There were 19 unit sales in the Melton West region over the year to December 2008, although the house market is where the most action was experienced. An extraordinary 251 houses have changed hands in Melton West during the same period.
Houses in Melton West are currently selling for between $220,000–$230,000 and renting for around $250 a week. Units sell for under the $200,000 mark, although a limited supply means strong competition for the stock that comes on the market.
Carberry recommends investors look at buying new houses to take advantage of depreciation. The West Lakes estate and Arnold’s creek are two very popular area of West Melton he says.
“Anywhere over the Western Freeway would be a great investment also, for those buyers who would like to capitalise on the renovation potential of existing houses priced between $180,000–$190,000.”
Suburb |
State |
Property type |
Number sold |
Median price ($) |
Quarterly growth |
12-month growth |
Weekly median advertised rent ($) |
Gross rental yield |
Melton West | VIC | Unit | 19 | 238,000 | 3.03% | 32.59% | 250 | 5.46% |
Checklist for finding high growth suburbs
- Create a hit list of towns – experts recommend populations of around 10,000 plus due to added diversity of industry
- Are these towns still growing – population, median prices, rental yields, planned infrastructure or mining exploration?
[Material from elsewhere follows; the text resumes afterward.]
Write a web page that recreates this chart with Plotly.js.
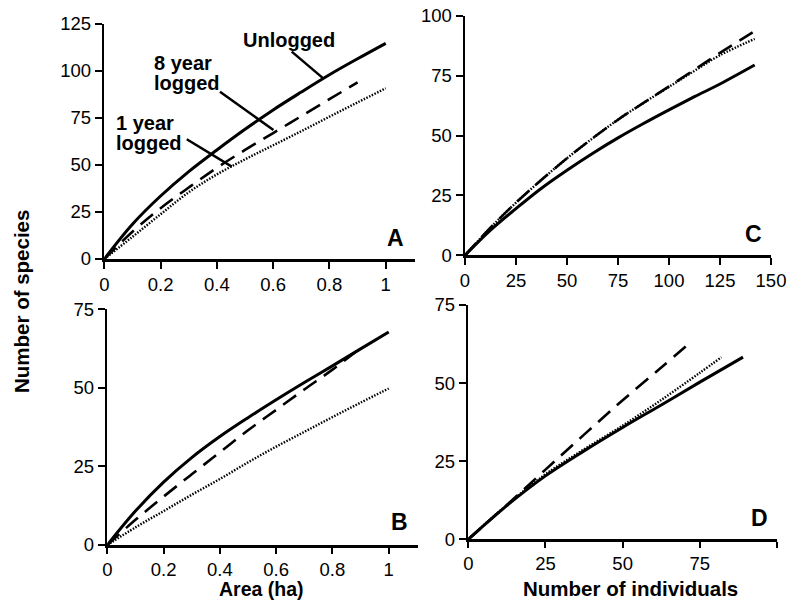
<!DOCTYPE html>
<html>
<head>
<meta charset="utf-8">
<script src="https://cdn.plot.ly/plotly-3.0.1.min.js"></script>
<style>html,body{margin:0;padding:0;background:#fff;}#chart{width:792px;height:602px;}</style>
</head>
<body>
<div id="chart"></div>
<script>
// ---------- data ----------
// Panel A: species vs area (ha)
const A_x = [0, 0.1, 0.2, 0.3, 0.4, 0.5, 0.6, 0.7, 0.8, 0.9, 1.0];
const A_unlogged = [0, 18.5, 33.5, 46.5, 58, 69, 79.3, 88.8, 98, 106.5, 114.7];
const A_x8 = [0, 0.1, 0.2, 0.3, 0.4, 0.5, 0.6, 0.7, 0.8, 0.9];
const A_8yr = [0, 14.5, 27, 38, 48.5, 58, 67, 76, 85, 94];
const A_1yr = [0, 11.8, 23.8, 35.5, 45, 53, 60.5, 68, 75.7, 83.3, 90.8];

// Panel B: species vs area (ha)
const B_x = [0, 0.1, 0.2, 0.3, 0.4, 0.5, 0.6, 0.7, 0.8, 0.9, 1.0];
const B_unlogged = [0, 10.8, 20, 27.8, 34.5, 40.5, 46.2, 51.7, 57, 62.4, 67.8];
const B_x8 = [0, 0.1, 0.2, 0.3, 0.4, 0.5, 0.6, 0.7, 0.8, 0.9];
const B_8yr = [0, 8, 15.4, 22.5, 29.5, 36.5, 43, 49.5, 55.8, 62.7];
const B_1yr = [0, 5.6, 10.8, 16, 21, 26.3, 31.3, 36, 40.7, 45.3, 49.8];

// Panel C: species vs number of individuals
const C_xu = [0, 12.5, 25, 37.5, 50, 62.5, 75, 87.5, 100, 112.5, 125, 142];
const C_unlogged = [0, 10.5, 19.5, 28, 35.5, 42.5, 49, 55, 60.7, 66.2, 71.5, 79.4];
const C_x8 = [0, 12.5, 25, 37.5, 50, 62.5, 75, 87.5, 100, 112.5, 125, 141];
const C_8yr = [0, 11.5, 22, 31.5, 40.5, 48.8, 56.6, 63.6, 70.5, 77.5, 84.5, 93];
const C_x1 = [0, 12.5, 25, 37.5, 50, 62.5, 75, 87.5, 100, 112.5, 125, 142];
const C_1yr = [0, 11.5, 22, 31.5, 40.5, 48.8, 56.6, 63.6, 70.3, 77, 83.5, 90.3];

// Panel D: species vs number of individuals
const D_xu = [0, 12.5, 25, 37.5, 50, 62.5, 75, 89];
const D_unlogged = [0, 10.8, 20.3, 28.3, 35.8, 43, 50.3, 58.3];
const D_x8 = [0, 12.5, 25, 37.5, 50, 62.5, 71.3];
const D_8yr = [0, 11, 22.3, 33.5, 44.5, 55, 62.5];
const D_x1 = [0, 12.5, 25, 37.5, 50, 62.5, 75, 82];
const D_1yr = [0, 11, 20.8, 28.8, 36.4, 44.6, 53.3, 58.3];

// tick labels
const areaTicks = [0, 0.2, 0.4, 0.6, 0.8, 1];
const areaTickText = ['0', '0.2', '0.4', '0.6', '0.8', '1'];
const A_yTicks = [0, 25, 50, 75, 100, 125];
const C_yTicks = [0, 25, 50, 75, 100];
const C_xTicks = [0, 25, 50, 75, 100, 125, 150];
const BD_yTicks = [0, 25, 50, 75];
const D_xTicks = [0, 25, 50, 75, 100];

const panelLabels = ['A', 'B', 'C', 'D'];
const seriesNames = ['Unlogged', '8 year logged', '1 year logged'];

// ---------- styling ----------
const FONT = 'Liberation Sans, Arial, Helvetica, sans-serif';
const solid = {color: '#000', width: 3, shape: 'spline', smoothing: 1};
const dashed = {color: '#000', width: 2.6, dash: '16px,9px', shape: 'spline', smoothing: 1};
const dotted = {color: '#000', width: 2.4, dash: '1.5px,1.5px', shape: 'spline', smoothing: 1};

function tr(x, y, line, xa, ya, name) {
  return {x: x, y: y, type: 'scatter', mode: 'lines', line: line,
          xaxis: xa, yaxis: ya, name: name, showlegend: false, hoverinfo: 'skip'};
}

const data = [
  tr(A_x, A_1yr, dotted, 'x', 'y', seriesNames[2]),
  tr(A_x8, A_8yr, dashed, 'x', 'y', seriesNames[1]),
  tr(A_x, A_unlogged, solid, 'x', 'y', seriesNames[0]),
  tr(B_x, B_1yr, dotted, 'x2', 'y2', seriesNames[2]),
  tr(B_x8, B_8yr, dashed, 'x2', 'y2', seriesNames[1]),
  tr(B_x, B_unlogged, solid, 'x2', 'y2', seriesNames[0]),
  tr(C_x1, C_1yr, dotted, 'x3', 'y3', seriesNames[2]),
  tr(C_x8, C_8yr, dashed, 'x3', 'y3', seriesNames[1]),
  tr(C_xu, C_unlogged, solid, 'x3', 'y3', seriesNames[0]),
  tr(D_x1, D_1yr, dotted, 'x4', 'y4', seriesNames[2]),
  tr(D_x8, D_8yr, dashed, 'x4', 'y4', seriesNames[1]),
  tr(D_xu, D_unlogged, solid, 'x4', 'y4', seriesNames[0])
];

function ax(domain, range, tickvals, ticktext, anchor, tlen) {
  const o = {domain: domain, range: range, tickvals: tickvals, anchor: anchor,
    showline: true, linecolor: '#000', linewidth: 2.5, mirror: false,
    ticks: 'outside', ticklen: tlen || 7, tickwidth: 2, tickcolor: '#000',
    showgrid: false, zeroline: false, fixedrange: true,
    tickfont: {family: FONT, size: 18.5, color: '#000'}};
  if (ticktext) o.ticktext = ticktext;
  return o;
}
const W = 792, H = 602;
const px = v => v / W;
const py = v => (H - v) / H;

const layout = {
  width: W, height: H,
  margin: {l: 0, r: 0, t: 0, b: 0},
  paper_bgcolor: '#fff', plot_bgcolor: 'rgba(0,0,0,0)',
  showlegend: false,
  font: {family: FONT, color: '#000'},
  xaxis:  ax([px(104.3), px(415)], [0, 1.104], areaTicks, areaTickText, 'y'),
  yaxis:  ax([py(259), py(24)], [0, 125], A_yTicks, null, 'x'),
  xaxis2: ax([px(107.3), px(418)], [0, 1.104], areaTicks, areaTickText, 'y2', 6),
  yaxis2: ax([py(545), py(309.3)], [0, 75], BD_yTicks, null, 'x2'),
  xaxis3: ax([px(465), px(771)], [0, 150], C_xTicks, null, 'y3'),
  yaxis3: ax([py(255.3), py(15.7)], [0, 100], C_yTicks, null, 'x3'),
  xaxis4: ax([px(468.3), px(777)], [0, 100], D_xTicks, null, 'y4', 6),
  yaxis4: ax([py(539.3), py(305)], [0, 75], BD_yTicks, null, 'x4'),
  shapes: [
    {type: 'line', xref: 'x', yref: 'y', x0: 0.666, y0: 110.3, x1: 0.778, y1: 96.1, line: {color: '#000', width: 2.5}},
    {type: 'line', xref: 'x', yref: 'y', x0: 0.411, y0: 89.0, x1: 0.601, y1: 68.6, line: {color: '#000', width: 2.5}},
    {type: 'line', xref: 'x', yref: 'y', x0: 0.293, y0: 63.7, x1: 0.453, y1: 49.1, line: {color: '#000', width: 2.5}}
  ],
  annotations: []
};

function note(text, x, y, size, opts) {
  return Object.assign({text: text, xref: 'paper', yref: 'paper', x: px(x), y: py(y),
    xanchor: 'center', yanchor: 'middle', showarrow: false,
    font: {family: FONT, size: size, color: '#000'}}, opts || {});
}
layout.annotations.push(
  note('<b>' + panelLabels[0] + '</b>', 395, 238, 23),
  note('<b>' + panelLabels[1] + '</b>', 399, 522, 23),
  note('<b>' + panelLabels[2] + '</b>', 753, 234, 23),
  note('<b>' + panelLabels[3] + '</b>', 759, 518, 23),
  note('<b>Number of species</b>', 21, 302, 20.5, {textangle: -90}),
  note('<b>Area (ha)</b>', 261, 602, 19.5, {yanchor: 'bottom'}),
  note('<b>Number of individuals</b>', 630, 588, 20.5),
  note('<b>Unlogged</b>', 289.3, 40, 20),
  note('<b>8 year</b>', 151.7, 63, 20, {xanchor: 'left'}),
  note('<b>logged</b>', 151.7, 83, 20, {xanchor: 'left'}),
  note('<b>1 year</b>', 114.3, 123, 20, {xanchor: 'left'}),
  note('<b>logged</b>', 114.3, 143, 20, {xanchor: 'left'})
);

Plotly.newPlot('chart', data, layout, {displayModeBar: false, staticPlot: true});
</script>
</body>
</html>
- Check out websites and subscribe to free property data – ANZ Regional updates, RP Data suburb profiles, ABS Census data and PRD Nationwide property research updates
- What’s driving the economy?
- Look for areas with a diversified economy and multiple industry support
- What major industries support the area – who is the major employer and are they growing or falling apart?
- Check government websites – Is new infrastructure bringing traffic into or away from town? Is money being invested in the area’s amenities and services?